In a letter to two company board members, Bullock said Wedbush was “wearing his red ‘Santa’ sweater” when he gave her the stock as a gift a few days before Christmas 2004.
Wedbush said Bullock failed to live up to her end of the deal: buying a small amount of additional company stock to qualify for the shares.
“We’ve taken back stock from other people,” Wedbush said. “How can we not take it back from Belinda?”
The two sides are scheduled to present their cases to an arbitrator in mid-January.
Wedbush also is embroiled in disputes over money with two stockbrokers in his Las Vegas office.
He ordered the pay of Beverley “Chik” Hylton and Pete Lappin withheld completely for about 10 days and partially thereafter, according to documents filed in a FINRA arbitration case.
According to Wedbush, both men had disputes with customers that led to formal complaints. He said their pay was docked under a company policy requiring brokers to share the cost of arbitration losses arising from complaints.
In Hylton’s case, a FINRA arbitration panel ordered the company to pay $100,000. He no longer works for Wedbush.
As for Lappin, internal company memos show his pay was docked even though the case is pending and no fines have been imposed.
Wedbush said Lappin will get his money back if the case is resolved with no fine against the company.
County targets home
When it comes to the Ladera Heights home, however, Wedbush doesn’t try to defend himself.
The 3,400-square-foot house was the family’s main residence for years.
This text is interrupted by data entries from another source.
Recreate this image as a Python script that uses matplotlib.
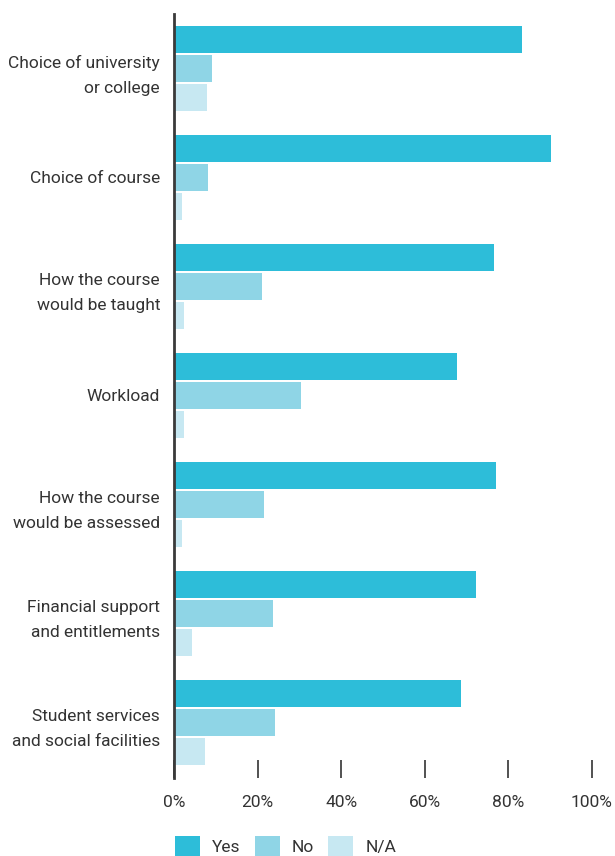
import numpy as np
import matplotlib.pyplot as plt
from matplotlib.patches import Patch

categories = ['Choice of university\nor college', 'Choice of course',
              'How the course\nwould be taught', 'Workload',
              'How the course\nwould be assessed', 'Financial support\nand entitlements',
              'Student services\nand social facilities']
yes = [83.3, 90.3, 76.6, 67.8, 77.1, 72.3, 68.7]
no = [9.1, 8.1, 21.1, 30.4, 21.5, 23.7, 24.2]
na = [7.9, 1.9, 2.4, 2.4, 1.9, 4.3, 7.4]
series_names = ['Yes', 'No', 'N/A']
colors = ['#2dbdd9', '#8fd5e6', '#c7e8f2']
ticks = [0, 20, 40, 60, 80, 100]

plt.rcParams['font.family'] = ['Roboto', 'DejaVu Sans']
text_col = '#333333'
fs = 12.5

fig = plt.figure(figsize=(6.15, 8.56), dpi=100)
ax = fig.add_axes([174/615, 1 - 778/856, (592 - 174)/615, (778 - 14)/856])

# three bars per category: yes / no / n/a stacked downward
y = np.arange(len(categories))
h = 27/109
step = 29/109
for k, (vals, c) in enumerate(zip([yes, no, na], colors)):
    ax.barh(y + (k - 1)*step, vals, height=h, color=c, linewidth=0)

ax.set_xlim(0, 100)
ax.set_ylim(len(categories) - 0.49, -0.5)
ax.set_xticks(ticks)
ax.set_xticklabels([f'{t}%' for t in ticks], fontsize=fs, color=text_col)
ax.set_yticks(y)
ax.set_yticklabels(categories, fontsize=fs, color=text_col, linespacing=1.85)
ax.tick_params(axis='y', length=0, pad=10)
ax.tick_params(axis='x', direction='in', length=13, width=1.2, color=text_col, pad=12)

for s in ['top', 'right', 'bottom']:
    ax.spines[s].set_visible(False)
ax.spines['left'].set_color('#3a3a3a')
ax.spines['left'].set_linewidth(2)

handles = [Patch(facecolor=c, edgecolor='none', label=n) for c, n in zip(colors, series_names)]
leg = fig.legend(handles=handles, loc='upper left', bbox_to_anchor=(168/615, 1 - 829/856),
                 ncol=3, frameon=False, fontsize=fs, handlelength=1.45, handleheight=1.4,
                 handletextpad=0.7, columnspacing=0.8, borderaxespad=0)
for t in leg.get_texts():
    t.set_color(text_col)

fig.savefig('out.png', dpi=100)
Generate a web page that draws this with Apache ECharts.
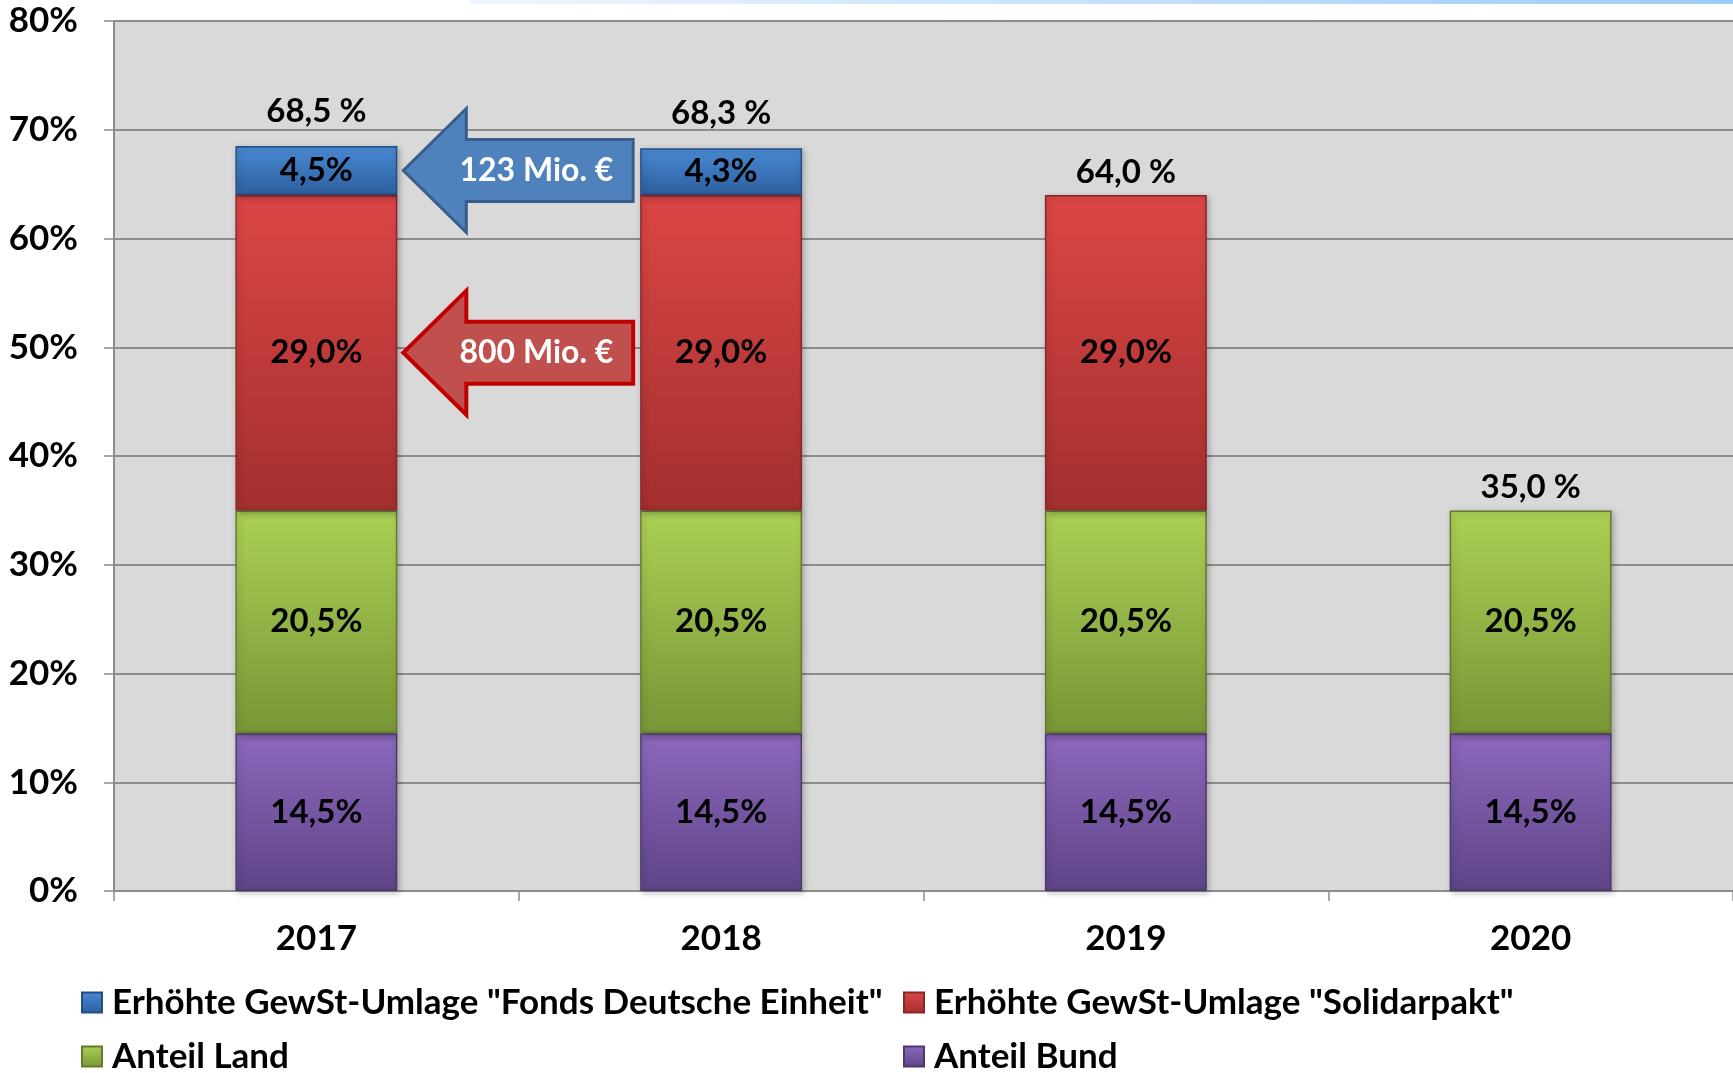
<!DOCTYPE html>
<html>
<head>
<meta charset="utf-8">
<script src="https://cdn.jsdelivr.net/npm/echarts@6/dist/echarts.min.js"></script>
<style>
  html, body { margin: 0; padding: 0; background: #fff; }
  #app { width: 1733px; height: 1073px; }
</style>
</head>
<body>
<div id="app"></div>
<script>
// Daten
const years = ['2017', '2018', '2019', '2020'];
const fondsValues = [4.5, 4.3, null, null];       // "Fonds Deutsche Einheit"
const solidarValues = [29.0, 29.0, 29.0, null];   // "Solidarpakt"
const landValues = [20.5, 20.5, 20.5, 20.5];
const bundValues = [14.5, 14.5, 14.5, 14.5];
const totalValues = [68.5, 68.3, 64.0, 35.0];
const arrowTexts = ['123 Mio. €', '800 Mio. €'];
const arrowLevels = [66.25, 49.5];  // Mitte des jeweiligen Segments 2017

const names = [
  'Erhöhte GewSt-Umlage "Fonds Deutsche Einheit"',
  'Erhöhte GewSt-Umlage "Solidarpakt"',
  'Anteil Land',
  'Anteil Bund'
];

const FONT = 'Lato';
const fmt = v => v.toFixed(1).replace('.', ',');

function grad(top, bottom) {
  return new echarts.graphic.LinearGradient(0, 0, 0, 1, [
    { offset: 0, color: top },
    { offset: 1, color: bottom }
  ]);
}

const segLabel = {
  show: true,
  position: 'inside',
  color: '#000',
  fontFamily: FONT,
  fontWeight: 'bold',
  fontSize: 33,
  formatter: p => fmt(p.value) + '%'
};

function barSeries(name, values, c1, c2, border) {
  return {
    name: name,
    type: 'bar',
    stack: 'total',
    barWidth: '40%',
    data: values,
    label: segLabel,
    itemStyle: {
      color: grad(c1, c2),
      borderColor: border,
      borderWidth: 1.5,
      shadowColor: 'rgba(0,0,0,0.25)',
      shadowBlur: 6,
      shadowOffsetX: 2,
      shadowOffsetY: 2
    }
  };
}

const legendBase = {
  icon: 'rect',
  itemWidth: 20,
  itemHeight: 20,
  itemGap: 10,
  textStyle: { fontFamily: FONT, fontWeight: 'bold', fontSize: 35, color: '#000', padding: [0, 0, 0, 5] }
};

const totalLabel = {
  show: true,
  position: 'top',
  color: '#000',
  opacity: 1,
  fontFamily: FONT,
  fontWeight: 'bold',
  fontSize: 33,
  formatter: p => fmt(p.value) + ' %'
};

const chart = echarts.init(document.getElementById('app'));

chart.setOption({
  animation: false,
  backgroundColor: '#fff',
  grid: {
    left: 114, right: 0, top: 21, bottom: 182,
    show: true, backgroundColor: '#d9d9d9', borderWidth: 0
  },
  legend: [
    Object.assign({ data: [names[0]], left: 76, top: 980 }, legendBase),
    Object.assign({ data: [names[1]], left: 898, top: 980 }, legendBase),
    Object.assign({ data: [names[2]], left: 76, top: 1034 }, legendBase),
    Object.assign({ data: [names[3]], left: 898, top: 1034 }, legendBase)
  ],
  xAxis: {
    type: 'category',
    data: years,
    axisLine: { lineStyle: { color: '#8c8c8c', width: 2 } },
    axisTick: { show: true, length: 10, lineStyle: { color: '#8c8c8c', width: 1.5 } },
    axisLabel: { margin: 30, color: '#000', fontFamily: FONT, fontWeight: 'bold', fontSize: 35 }
  },
  yAxis: {
    type: 'value',
    min: 0, max: 80, interval: 10,
    axisLine: { show: true, lineStyle: { color: '#8c8c8c', width: 2 } },
    axisTick: { show: true, length: 10, lineStyle: { color: '#8c8c8c', width: 1.5 } },
    splitLine: { lineStyle: { color: '#8c8c8c', width: 2 } },
    axisLabel: { margin: 36, color: '#000', fontFamily: FONT, fontWeight: 'bold', fontSize: 35, formatter: '{value}%' }
  },
  series: [
    barSeries(names[3], bundValues, '#8c68bd', '#5f4487', '#4e3870'),
    barSeries(names[2], landValues, '#abd155', '#789636', '#637c2c'),
    barSeries(names[1], solidarValues, '#dc4646', '#a32f2f', '#8a2626'),
    barSeries(names[0], fondsValues, '#4a8ad4', '#2c5f9e', '#234e84'),
    {
      name: 'Summe',
      type: 'scatter',
      symbolSize: 1,
      itemStyle: { color: 'rgba(0,0,0,0)', opacity: 1 },
      emphasis: { disabled: true },
      data: totalValues.map((v, i) => ({
        value: v,
        label: Object.assign({}, totalLabel, { distance: i < 2 ? 18 : 6 })
      })),
      label: totalLabel,
      z: 5
    }
  ]
});

// Pfeile zwischen 2017 und 2018, Position aus den Achsen berechnet
function drawArrows() {
  const c0 = chart.convertToPixel({ xAxisIndex: 0 }, years[0]);
  const c1 = chart.convertToPixel({ xAxisIndex: 0 }, years[1]);
  const band = c1 - c0;
  const tipX = c0 + band * 0.2 + 6;
  const endX = c1 - band * 0.2 - 7;
  const headX = tipX + 63;
  const styles = [
    { fill: '#4f81bd', stroke: '#385d8a', lineWidth: 3 },
    { fill: '#c0504d', stroke: '#c00000', lineWidth: 4 }
  ];
  const elements = [];
  arrowLevels.forEach((lvl, i) => {
    const y = chart.convertToPixel({ yAxisIndex: 0 }, lvl);
    elements.push({
      type: 'polygon',
      shape: {
        points: [
          [tipX, y], [headX, y - 62], [headX, y - 31], [endX, y - 31],
          [endX, y + 31], [headX, y + 31], [headX, y + 62]
        ]
      },
      style: styles[i],
      z: 10
    });
    elements.push({
      type: 'text',
      x: headX + (endX - headX) * 0.42,
      y: y,
      style: {
        text: arrowTexts[i],
        fill: '#fff',
        font: 'bold 32px ' + FONT,
        align: 'center',
        verticalAlign: 'middle'
      },
      z: 11
    });
  });
  // dünner Farbstreifen am oberen Rand
  elements.push({
    type: 'rect',
    shape: { x: 470, y: 0, width: 1263, height: 4 },
    style: {
      fill: new echarts.graphic.LinearGradient(0, 0, 1, 0, [
        { offset: 0, color: '#f0f6ff' },
        { offset: 1, color: '#9ccbf8' }
      ])
    },
    z: 1
  });
  chart.setOption({ graphic: elements });
}
drawArrows();
</script>
</body>
</html>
Wedbush’s principal home now is in Rancho Santa Fe, but he spends several nights a week at the Ladera Heights property.
“It looks like a tear-down,” said Maggie Southern, who lives across the street. “Everybody’s incensed.”
Los Angeles County sued Wedbush in September, asking a Superior Court judge to order Wedbush to fix his dilapidated roof. The complaint said county building inspectors documented the roof’s rotting shingles and a beehive as far back as 2007, and that Wedbush ignored repeated orders to make repairs.
Wedbush said he took steps to fix the roof but stopped because the house has extensive mold, which he blamed on hillside drainage problems.
“I’ve had to live in that place, and I’ve got some potential infections from the mold,” Wedbush said. “My wife won’t even enter the house. We’ve suffered.”
He said he probably would demolish the house and buy another one nearby.
“It’s embarrassing,” he said. “It’s very tough for me. A person of my business responsibilities, to find themselves in that kind of a situation … “
Los Angeles Times reporter Tom Petruno contributed to this report.